### WRITTEN PROBLEM
Retype the run of lines that opens with the line containing "Give me the matplotlib source for this chart." and closes with the line containing "plt.rcParams['font.family'] = ['Liberation", exactly and inclusively, but skip the pictures.

Source code of charts:
START
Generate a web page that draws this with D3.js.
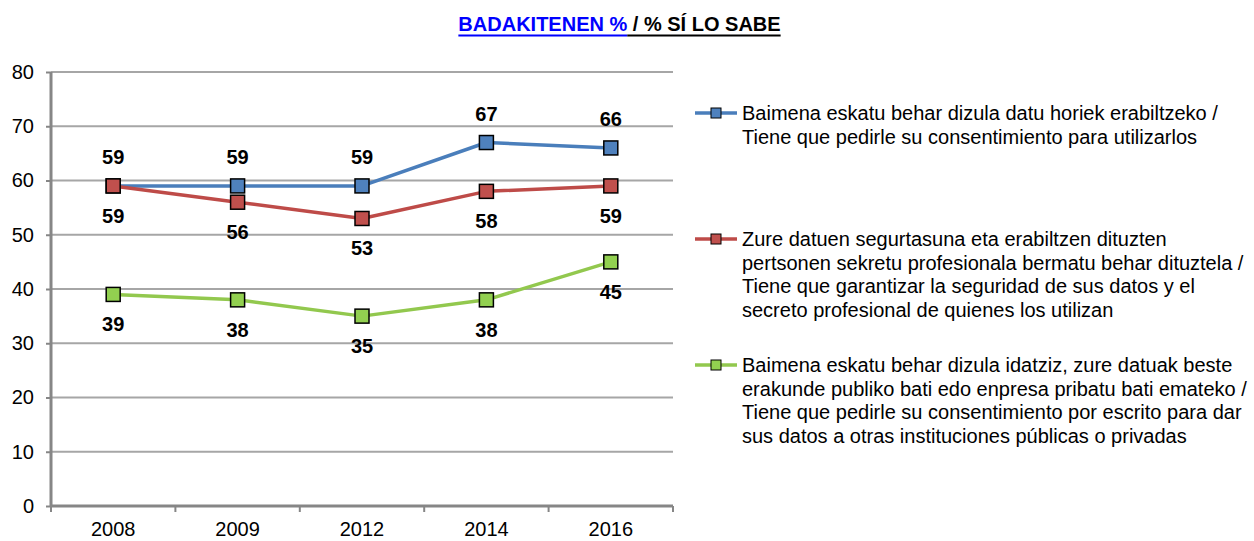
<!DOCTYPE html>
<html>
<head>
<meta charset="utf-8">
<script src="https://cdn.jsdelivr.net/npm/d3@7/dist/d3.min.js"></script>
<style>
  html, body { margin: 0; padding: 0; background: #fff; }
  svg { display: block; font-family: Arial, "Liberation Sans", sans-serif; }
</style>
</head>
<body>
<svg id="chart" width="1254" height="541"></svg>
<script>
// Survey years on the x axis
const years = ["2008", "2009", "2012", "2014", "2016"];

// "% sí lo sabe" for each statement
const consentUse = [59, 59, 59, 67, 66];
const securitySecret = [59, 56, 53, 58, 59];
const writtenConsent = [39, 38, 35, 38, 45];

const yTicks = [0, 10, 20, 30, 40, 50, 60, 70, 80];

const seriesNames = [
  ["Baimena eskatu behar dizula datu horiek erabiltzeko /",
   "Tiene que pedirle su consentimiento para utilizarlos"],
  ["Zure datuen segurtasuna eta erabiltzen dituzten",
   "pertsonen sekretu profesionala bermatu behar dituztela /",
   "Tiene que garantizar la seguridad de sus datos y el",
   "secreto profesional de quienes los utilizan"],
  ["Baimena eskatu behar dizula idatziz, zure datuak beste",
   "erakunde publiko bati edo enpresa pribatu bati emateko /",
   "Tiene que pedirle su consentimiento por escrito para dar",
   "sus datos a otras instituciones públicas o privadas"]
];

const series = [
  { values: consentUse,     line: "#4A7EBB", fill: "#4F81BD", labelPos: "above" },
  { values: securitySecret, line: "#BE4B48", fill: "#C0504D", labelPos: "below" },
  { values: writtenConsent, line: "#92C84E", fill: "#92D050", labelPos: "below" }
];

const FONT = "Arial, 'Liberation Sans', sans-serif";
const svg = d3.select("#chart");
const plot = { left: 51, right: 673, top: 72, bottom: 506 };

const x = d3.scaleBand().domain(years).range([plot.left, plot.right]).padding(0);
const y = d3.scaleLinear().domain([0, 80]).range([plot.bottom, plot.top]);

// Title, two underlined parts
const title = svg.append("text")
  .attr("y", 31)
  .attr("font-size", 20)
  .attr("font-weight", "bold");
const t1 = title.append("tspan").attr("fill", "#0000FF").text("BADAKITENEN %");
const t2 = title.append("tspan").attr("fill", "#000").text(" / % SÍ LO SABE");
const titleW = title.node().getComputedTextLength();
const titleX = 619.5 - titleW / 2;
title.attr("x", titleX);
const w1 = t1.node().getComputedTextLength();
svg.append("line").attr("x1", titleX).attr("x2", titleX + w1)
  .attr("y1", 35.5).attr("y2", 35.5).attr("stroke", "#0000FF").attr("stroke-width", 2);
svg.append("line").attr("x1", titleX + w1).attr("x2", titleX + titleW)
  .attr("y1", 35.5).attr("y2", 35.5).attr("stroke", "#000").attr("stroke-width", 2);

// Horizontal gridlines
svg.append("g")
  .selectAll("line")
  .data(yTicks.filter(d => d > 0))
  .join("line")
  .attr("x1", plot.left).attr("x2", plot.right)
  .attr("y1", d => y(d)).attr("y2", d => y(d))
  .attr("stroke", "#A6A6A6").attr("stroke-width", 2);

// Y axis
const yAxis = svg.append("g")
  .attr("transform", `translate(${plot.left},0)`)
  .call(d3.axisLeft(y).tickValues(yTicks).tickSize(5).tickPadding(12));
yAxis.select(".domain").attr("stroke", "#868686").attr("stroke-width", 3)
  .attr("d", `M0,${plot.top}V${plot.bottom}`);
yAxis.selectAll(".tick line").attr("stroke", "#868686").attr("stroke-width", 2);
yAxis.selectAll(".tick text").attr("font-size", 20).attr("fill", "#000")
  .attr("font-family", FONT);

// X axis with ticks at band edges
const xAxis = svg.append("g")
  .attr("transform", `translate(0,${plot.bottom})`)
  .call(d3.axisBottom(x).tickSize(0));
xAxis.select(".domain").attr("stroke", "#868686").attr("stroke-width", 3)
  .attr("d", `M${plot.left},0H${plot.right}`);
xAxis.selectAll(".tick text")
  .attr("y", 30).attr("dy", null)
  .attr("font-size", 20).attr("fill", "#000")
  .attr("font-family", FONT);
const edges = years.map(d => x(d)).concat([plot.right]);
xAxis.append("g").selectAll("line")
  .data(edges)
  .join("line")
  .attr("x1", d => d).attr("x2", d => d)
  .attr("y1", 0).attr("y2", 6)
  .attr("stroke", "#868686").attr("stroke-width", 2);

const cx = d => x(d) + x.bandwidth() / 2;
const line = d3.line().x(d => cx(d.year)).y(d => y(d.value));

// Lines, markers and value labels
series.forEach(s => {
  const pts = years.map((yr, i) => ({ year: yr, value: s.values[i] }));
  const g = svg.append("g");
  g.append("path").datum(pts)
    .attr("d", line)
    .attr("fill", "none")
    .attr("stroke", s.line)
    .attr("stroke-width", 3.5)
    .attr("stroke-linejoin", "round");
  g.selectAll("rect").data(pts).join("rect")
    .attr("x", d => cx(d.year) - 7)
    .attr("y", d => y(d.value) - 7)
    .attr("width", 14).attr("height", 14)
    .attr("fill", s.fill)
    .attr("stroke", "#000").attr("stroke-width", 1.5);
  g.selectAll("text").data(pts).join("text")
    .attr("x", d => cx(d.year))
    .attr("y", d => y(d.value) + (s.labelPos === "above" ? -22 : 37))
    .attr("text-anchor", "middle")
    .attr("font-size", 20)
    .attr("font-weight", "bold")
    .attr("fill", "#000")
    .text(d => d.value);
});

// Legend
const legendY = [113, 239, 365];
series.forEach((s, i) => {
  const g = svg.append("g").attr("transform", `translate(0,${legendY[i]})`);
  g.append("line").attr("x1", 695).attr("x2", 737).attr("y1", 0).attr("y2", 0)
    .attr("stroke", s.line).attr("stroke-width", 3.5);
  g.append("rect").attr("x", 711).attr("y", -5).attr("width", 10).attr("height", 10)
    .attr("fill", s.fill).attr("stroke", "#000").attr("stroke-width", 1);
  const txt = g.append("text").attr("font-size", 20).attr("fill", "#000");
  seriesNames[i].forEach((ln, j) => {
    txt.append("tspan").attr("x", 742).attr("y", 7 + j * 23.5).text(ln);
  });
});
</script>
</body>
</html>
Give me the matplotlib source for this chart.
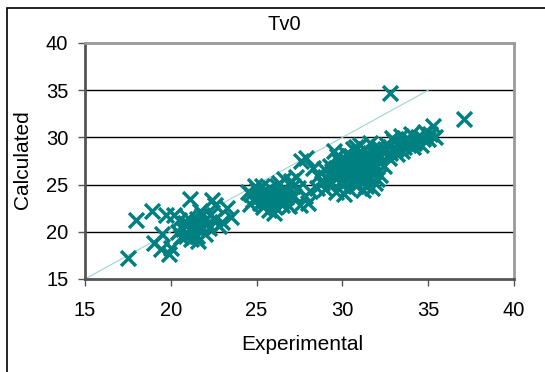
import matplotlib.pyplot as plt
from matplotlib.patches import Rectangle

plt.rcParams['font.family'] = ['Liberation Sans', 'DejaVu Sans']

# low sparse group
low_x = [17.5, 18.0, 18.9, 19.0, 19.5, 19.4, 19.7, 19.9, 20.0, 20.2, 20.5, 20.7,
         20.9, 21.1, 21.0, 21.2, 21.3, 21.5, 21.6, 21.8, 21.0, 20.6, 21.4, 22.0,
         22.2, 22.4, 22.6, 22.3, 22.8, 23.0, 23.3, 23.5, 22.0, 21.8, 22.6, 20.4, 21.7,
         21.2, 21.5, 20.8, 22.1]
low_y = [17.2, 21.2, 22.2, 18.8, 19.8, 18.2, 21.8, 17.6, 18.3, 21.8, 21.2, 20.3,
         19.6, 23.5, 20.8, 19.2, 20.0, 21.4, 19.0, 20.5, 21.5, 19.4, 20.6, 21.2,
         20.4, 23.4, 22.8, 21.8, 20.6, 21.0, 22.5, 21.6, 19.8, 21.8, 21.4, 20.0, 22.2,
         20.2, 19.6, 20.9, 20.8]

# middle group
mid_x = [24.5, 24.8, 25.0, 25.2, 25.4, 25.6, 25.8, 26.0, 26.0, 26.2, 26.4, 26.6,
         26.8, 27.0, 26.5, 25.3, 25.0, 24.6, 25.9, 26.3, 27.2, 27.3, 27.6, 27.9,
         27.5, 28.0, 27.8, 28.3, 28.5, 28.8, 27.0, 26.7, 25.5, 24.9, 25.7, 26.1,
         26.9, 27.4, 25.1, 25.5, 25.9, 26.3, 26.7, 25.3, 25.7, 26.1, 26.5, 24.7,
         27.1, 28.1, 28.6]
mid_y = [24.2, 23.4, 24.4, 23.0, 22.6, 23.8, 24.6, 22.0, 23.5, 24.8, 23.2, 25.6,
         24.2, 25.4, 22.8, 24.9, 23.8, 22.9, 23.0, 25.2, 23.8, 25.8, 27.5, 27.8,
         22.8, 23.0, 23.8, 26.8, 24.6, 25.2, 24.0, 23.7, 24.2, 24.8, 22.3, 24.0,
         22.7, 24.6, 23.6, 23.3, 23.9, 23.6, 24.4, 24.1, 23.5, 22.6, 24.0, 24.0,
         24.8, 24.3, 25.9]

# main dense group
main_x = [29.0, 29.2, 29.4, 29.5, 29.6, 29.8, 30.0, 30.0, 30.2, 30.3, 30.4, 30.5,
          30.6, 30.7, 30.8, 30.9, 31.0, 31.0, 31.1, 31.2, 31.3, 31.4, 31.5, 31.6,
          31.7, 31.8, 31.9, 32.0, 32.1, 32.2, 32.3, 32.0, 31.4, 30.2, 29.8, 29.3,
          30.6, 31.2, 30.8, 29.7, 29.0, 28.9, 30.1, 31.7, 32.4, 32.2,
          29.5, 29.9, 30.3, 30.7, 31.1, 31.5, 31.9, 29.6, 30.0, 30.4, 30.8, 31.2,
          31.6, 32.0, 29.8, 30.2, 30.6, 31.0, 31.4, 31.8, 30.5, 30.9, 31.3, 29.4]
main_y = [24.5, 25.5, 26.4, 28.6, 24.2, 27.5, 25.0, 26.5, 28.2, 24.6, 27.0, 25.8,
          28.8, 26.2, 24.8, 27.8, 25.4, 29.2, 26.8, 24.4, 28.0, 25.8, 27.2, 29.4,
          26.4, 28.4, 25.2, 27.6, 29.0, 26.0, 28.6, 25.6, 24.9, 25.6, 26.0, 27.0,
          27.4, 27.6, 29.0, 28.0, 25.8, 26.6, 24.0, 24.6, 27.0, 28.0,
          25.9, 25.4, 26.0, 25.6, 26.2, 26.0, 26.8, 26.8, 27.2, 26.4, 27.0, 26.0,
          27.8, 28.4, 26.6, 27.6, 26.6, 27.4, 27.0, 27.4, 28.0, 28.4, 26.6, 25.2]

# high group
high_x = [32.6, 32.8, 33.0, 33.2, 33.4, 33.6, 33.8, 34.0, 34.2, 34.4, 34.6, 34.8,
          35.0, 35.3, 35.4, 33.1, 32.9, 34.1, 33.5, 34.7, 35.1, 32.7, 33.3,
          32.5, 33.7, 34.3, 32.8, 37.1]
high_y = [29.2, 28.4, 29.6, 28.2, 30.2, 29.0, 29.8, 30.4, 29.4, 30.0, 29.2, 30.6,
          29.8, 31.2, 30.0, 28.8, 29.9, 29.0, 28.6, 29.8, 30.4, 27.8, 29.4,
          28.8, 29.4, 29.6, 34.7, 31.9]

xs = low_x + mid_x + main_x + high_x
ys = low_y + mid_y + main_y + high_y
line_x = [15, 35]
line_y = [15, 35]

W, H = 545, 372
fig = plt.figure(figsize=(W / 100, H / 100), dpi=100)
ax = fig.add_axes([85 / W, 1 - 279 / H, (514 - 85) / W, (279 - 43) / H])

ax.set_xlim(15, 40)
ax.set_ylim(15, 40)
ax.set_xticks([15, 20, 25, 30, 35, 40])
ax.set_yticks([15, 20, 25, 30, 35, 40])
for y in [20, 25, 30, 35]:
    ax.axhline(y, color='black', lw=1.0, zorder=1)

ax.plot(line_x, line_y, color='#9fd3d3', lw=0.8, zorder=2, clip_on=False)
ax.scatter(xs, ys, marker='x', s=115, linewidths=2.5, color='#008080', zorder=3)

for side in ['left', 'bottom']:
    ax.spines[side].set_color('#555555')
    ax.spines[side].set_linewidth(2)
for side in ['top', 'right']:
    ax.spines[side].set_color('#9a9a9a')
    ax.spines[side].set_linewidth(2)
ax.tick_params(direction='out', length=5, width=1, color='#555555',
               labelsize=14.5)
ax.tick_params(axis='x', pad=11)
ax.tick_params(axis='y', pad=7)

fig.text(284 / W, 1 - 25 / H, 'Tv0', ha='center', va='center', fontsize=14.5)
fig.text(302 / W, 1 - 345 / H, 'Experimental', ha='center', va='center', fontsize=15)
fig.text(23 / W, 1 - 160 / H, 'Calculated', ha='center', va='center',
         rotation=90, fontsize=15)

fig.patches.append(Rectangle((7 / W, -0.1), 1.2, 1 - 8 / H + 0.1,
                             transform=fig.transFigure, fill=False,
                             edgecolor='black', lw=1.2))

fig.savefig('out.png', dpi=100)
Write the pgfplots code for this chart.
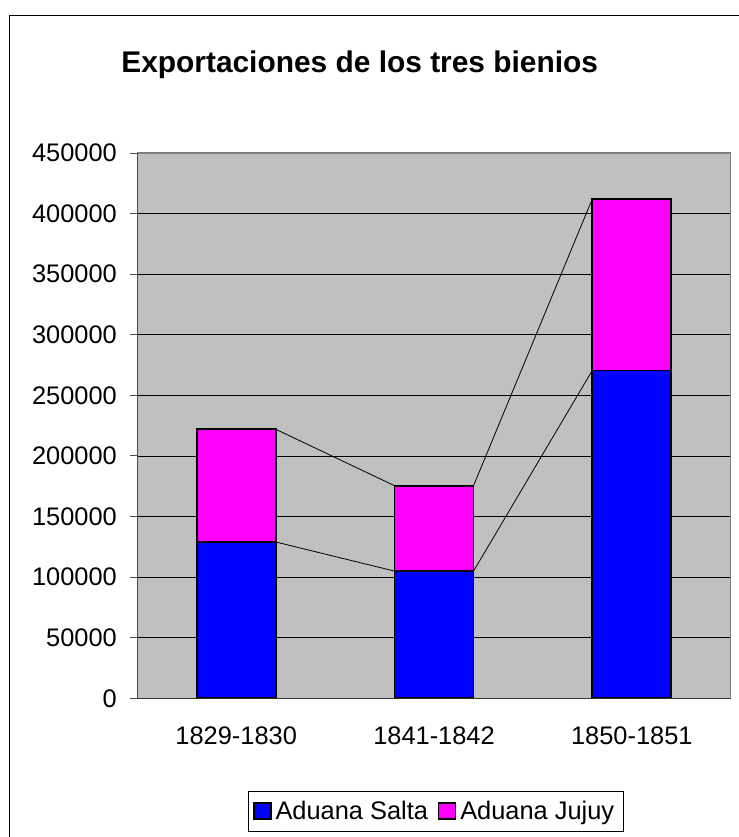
END
### RESULT
Give me the matplotlib source for this chart.
import matplotlib.pyplot as plt
from matplotlib.patches import Rectangle

plt.rcParams['font.family'] = ['Liberation Sans', 'DejaVu Sans']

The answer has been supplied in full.